The Weinstein Lab at NIH
The Weinstein Lab is a part of the Laboratory of Molecular Genetics (LMG) in the National Institute of Child Health and Human Development (NICHD), one of the institutes comprising the National Institutes of Health (NIH) The laboratory is located on the NIH main campus in Bethesda, Maryland, a few miles outside of Washington, D.C.
We study the embryonic origins of the vertebrate vascular system, using the zebrafish. Genetic and experimental analysis of the formation of this early-developing, essential organ system is difficult in most vertebrates, but the zebrafish offers important advantages for these studies. We make full use of these advantages in our research, which is aimed at understanding what guides the specification, differentiation, patterning, and morphogenesis of blood vessels during embryogenesis.
Studies of vascular development have tremendous potential medical relevance.
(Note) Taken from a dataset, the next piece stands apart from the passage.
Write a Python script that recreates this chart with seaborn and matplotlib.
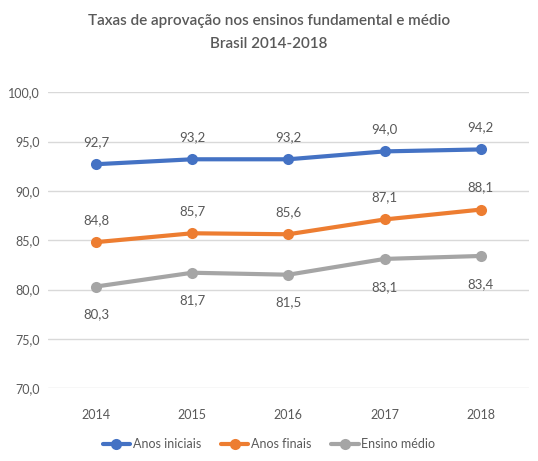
import matplotlib
matplotlib.use("Agg")
import matplotlib.pyplot as plt
import seaborn as sns
import pandas as pd

years = ["2014", "2015", "2016", "2017", "2018"]
anos_iniciais = [92.7, 93.2, 93.2, 94.0, 94.2]
anos_finais = [84.8, 85.7, 85.6, 87.1, 88.1]
ensino_medio = [80.3, 81.7, 81.5, 83.1, 83.4]
series_names = ["Anos iniciais", "Anos finais", "Ensino médio"]
y_ticks = [70.0, 75.0, 80.0, 85.0, 90.0, 95.0, 100.0]

sns.set_style("white")
plt.rcParams["font.family"] = ["Lato", "DejaVu Sans"]

df = pd.DataFrame({
    "Ano": years * 3,
    "Taxa": anos_iniciais + anos_finais + ensino_medio,
    "Série": [s for s in series_names for _ in years],
})

colors = {"Anos iniciais": "#4472C4", "Anos finais": "#ED7D31", "Ensino médio": "#A5A5A5"}
text_color = "#595959"

fig = plt.figure(figsize=(5.38, 4.61), dpi=100)
ax = fig.add_axes([0.089, 0.158, 0.894, 0.642])

sns.lineplot(data=df, x="Ano", y="Taxa", hue="Série", palette=colors,
             marker="o", markersize=8, markeredgewidth=0, linewidth=3,
             sort=False, ax=ax)

ax.set_xlim(-0.5, 4.5)
ax.set_ylim(70, 100)
ax.set_yticks(y_ticks)
ax.set_yticklabels([f"{v:.1f}".replace(".", ",") for v in y_ticks])
ax.yaxis.grid(True, color="#D9D9D9", linewidth=1)
ax.set_axisbelow(True)
for s in ax.spines.values():
    s.set_visible(False)
ax.tick_params(axis="x", length=0, labelsize=9, colors=text_color, pad=15)
ax.tick_params(axis="y", length=0, labelsize=9, colors=text_color, pad=6)
ax.set_xlabel("")
ax.set_ylabel("")

# value labels: above for the first two series, below for the third
offsets = {"Anos iniciais": 16, "Anos finais": 16, "Ensino médio": -20}
for name, vals in zip(series_names, [anos_iniciais, anos_finais, ensino_medio]):
    for i, v in enumerate(vals):
        ax.annotate(f"{v:.1f}".replace(".", ","), (i, v), xytext=(0, offsets[name]),
                    textcoords="offset points", ha="center", va="center",
                    fontsize=9.5, color=text_color)

fig.text(0.5, 0.955, "Taxas de aprovação nos ensinos fundamental e médio",
         ha="center", va="center", fontsize=11, fontweight="semibold", color=text_color)
fig.text(0.5, 0.905, "Brasil 2014-2018",
         ha="center", va="center", fontsize=11, fontweight="semibold", color=text_color)

handles, labels = ax.get_legend_handles_labels()
ax.legend(handles, labels, loc="center", ncol=3, frameon=False, fontsize=9,
          handlelength=2.2, columnspacing=1.6, handletextpad=0.2,
          labelcolor=text_color)
ax.get_legend().set_bbox_to_anchor((0.5, 0.037), transform=fig.transFigure)

fig.savefig("out.png", dpi=100, facecolor="white")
Circulatory system-associated mortality is the leading cause of death in the western world. Many of the developmental processes we study are important in human congenital and acquired vascular diseases, and some of the mutations we have already characterized model known human congenital disorders. Recently, there has also been tremendous interest in using antiangiogenic therapies to combat cancer by "starving" tumors of their blood supply. Proangiogenic therapies also show promise for treating or preventing limb and cardiovascular ischemia. Many of the proteins being targeted for these therapies are the same ones that play major roles in developmental blood vessel formation. and developmental studies such as those carried out in our laboratory will likely unearth additional medically useful molecules. Furthermore, understanding how these genes act in their normal developmental contexts will be an important in instructing whether and how they are to be used in therapeutic settings.